[Code that draws figures]
---*---

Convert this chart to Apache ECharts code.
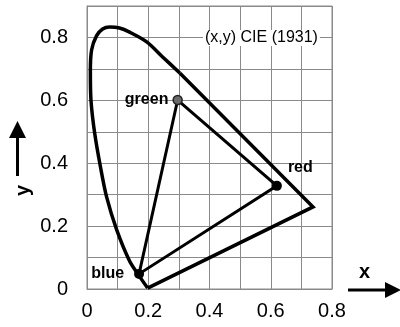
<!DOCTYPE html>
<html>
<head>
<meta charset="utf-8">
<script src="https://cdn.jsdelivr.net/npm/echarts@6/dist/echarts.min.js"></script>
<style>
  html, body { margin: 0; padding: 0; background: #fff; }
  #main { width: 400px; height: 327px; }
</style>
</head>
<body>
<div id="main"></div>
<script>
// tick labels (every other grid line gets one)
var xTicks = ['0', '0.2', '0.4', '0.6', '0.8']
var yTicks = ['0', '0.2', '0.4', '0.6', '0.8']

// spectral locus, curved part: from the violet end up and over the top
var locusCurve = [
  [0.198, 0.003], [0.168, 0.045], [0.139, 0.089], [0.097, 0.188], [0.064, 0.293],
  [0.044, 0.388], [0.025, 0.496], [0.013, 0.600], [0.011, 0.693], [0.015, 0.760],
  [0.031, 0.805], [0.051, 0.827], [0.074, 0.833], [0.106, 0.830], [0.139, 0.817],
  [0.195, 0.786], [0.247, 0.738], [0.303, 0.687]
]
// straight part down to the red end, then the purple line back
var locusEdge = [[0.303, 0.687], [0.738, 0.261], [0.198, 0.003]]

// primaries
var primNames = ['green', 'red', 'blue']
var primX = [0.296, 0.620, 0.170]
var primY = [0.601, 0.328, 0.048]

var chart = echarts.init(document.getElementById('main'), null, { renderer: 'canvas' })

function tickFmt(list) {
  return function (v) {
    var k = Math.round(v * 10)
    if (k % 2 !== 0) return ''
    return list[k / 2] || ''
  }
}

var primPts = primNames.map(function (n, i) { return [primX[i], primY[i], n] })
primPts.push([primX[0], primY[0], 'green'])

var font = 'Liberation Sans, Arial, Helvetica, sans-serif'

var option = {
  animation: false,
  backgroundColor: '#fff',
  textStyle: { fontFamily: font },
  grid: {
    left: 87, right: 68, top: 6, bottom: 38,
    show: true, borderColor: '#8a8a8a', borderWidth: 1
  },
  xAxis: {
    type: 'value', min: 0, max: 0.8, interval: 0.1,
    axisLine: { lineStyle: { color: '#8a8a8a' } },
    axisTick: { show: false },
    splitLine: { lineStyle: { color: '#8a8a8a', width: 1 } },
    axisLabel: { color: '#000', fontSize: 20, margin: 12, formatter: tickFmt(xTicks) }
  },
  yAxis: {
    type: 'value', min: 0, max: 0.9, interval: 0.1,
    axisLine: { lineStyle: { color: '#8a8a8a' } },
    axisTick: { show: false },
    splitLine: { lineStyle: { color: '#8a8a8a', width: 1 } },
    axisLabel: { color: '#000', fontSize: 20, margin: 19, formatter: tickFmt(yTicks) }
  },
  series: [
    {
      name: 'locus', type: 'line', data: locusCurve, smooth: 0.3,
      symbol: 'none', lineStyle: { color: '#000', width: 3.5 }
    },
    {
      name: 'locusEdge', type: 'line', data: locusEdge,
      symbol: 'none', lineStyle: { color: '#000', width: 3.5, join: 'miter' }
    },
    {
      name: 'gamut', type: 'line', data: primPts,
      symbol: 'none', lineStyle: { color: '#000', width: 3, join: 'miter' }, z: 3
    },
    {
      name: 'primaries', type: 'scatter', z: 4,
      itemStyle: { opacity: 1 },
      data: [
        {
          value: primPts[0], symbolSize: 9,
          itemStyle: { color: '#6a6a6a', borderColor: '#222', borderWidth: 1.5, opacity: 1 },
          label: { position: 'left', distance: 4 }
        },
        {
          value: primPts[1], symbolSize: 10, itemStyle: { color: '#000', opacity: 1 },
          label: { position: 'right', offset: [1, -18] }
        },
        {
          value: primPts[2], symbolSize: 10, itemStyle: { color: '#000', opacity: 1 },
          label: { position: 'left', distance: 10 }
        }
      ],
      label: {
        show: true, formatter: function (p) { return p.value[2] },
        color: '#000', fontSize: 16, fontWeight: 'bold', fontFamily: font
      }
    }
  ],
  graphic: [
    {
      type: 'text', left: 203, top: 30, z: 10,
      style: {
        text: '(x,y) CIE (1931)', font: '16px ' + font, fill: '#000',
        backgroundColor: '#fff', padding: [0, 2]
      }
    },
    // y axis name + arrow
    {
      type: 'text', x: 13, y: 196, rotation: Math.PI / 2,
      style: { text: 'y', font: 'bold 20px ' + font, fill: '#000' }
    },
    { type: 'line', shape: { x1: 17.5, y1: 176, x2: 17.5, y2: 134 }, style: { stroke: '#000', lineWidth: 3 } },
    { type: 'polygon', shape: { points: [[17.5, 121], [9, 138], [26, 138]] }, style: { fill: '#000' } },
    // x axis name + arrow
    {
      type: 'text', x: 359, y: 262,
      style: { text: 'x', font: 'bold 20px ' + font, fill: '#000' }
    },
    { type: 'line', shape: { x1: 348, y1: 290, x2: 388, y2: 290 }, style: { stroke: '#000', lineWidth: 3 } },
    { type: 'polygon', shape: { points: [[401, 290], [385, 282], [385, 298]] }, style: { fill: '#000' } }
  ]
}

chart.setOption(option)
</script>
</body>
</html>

---*---

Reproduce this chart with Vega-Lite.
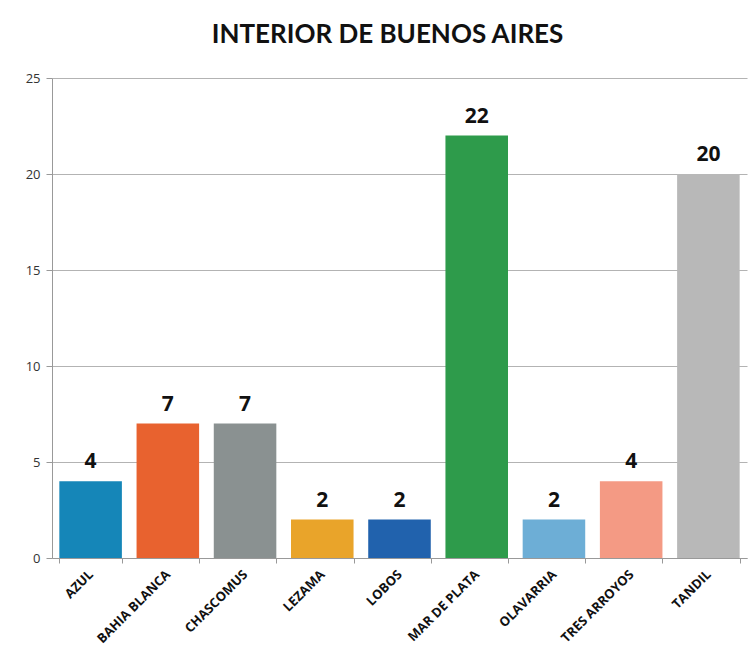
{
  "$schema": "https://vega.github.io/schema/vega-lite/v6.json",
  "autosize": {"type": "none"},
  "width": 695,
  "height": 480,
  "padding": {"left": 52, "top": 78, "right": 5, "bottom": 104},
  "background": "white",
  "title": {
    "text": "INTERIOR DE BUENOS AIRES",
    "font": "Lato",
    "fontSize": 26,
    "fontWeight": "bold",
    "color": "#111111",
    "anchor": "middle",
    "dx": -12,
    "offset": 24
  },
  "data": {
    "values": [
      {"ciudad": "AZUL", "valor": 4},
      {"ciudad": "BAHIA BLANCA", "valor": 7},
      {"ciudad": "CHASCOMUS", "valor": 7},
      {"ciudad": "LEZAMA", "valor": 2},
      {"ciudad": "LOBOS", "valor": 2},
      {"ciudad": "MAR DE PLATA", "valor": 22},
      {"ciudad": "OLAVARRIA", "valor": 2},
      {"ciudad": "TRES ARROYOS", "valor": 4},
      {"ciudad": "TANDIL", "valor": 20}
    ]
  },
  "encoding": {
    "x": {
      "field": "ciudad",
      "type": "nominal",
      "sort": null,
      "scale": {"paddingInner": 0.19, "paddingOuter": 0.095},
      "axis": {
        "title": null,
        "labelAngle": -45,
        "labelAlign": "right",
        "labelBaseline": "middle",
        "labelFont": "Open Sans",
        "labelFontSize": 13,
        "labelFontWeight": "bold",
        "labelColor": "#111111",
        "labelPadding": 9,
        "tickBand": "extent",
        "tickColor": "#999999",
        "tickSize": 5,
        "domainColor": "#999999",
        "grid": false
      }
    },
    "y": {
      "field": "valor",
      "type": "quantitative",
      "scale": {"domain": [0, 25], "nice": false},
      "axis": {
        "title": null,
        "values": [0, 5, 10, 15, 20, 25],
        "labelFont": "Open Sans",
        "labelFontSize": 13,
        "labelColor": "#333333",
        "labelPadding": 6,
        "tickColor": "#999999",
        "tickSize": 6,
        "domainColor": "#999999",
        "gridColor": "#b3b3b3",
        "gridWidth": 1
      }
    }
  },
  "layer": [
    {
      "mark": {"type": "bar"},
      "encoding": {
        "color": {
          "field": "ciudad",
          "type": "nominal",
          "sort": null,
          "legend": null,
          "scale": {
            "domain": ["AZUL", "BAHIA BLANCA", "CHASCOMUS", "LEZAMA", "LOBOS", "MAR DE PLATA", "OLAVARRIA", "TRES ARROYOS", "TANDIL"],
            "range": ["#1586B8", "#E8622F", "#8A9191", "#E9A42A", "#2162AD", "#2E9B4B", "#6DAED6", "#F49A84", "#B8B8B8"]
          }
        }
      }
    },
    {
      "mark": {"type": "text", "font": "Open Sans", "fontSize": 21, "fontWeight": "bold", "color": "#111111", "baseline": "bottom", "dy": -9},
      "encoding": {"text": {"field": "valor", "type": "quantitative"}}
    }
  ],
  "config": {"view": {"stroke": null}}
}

---*---

• _Goal of the exercise_
Go through the entries above and pull out each line with "this" in it.

• _Reply to the task_
Convert this chart to Apache ECharts code.
Reproduce this chart with Vega-Lite.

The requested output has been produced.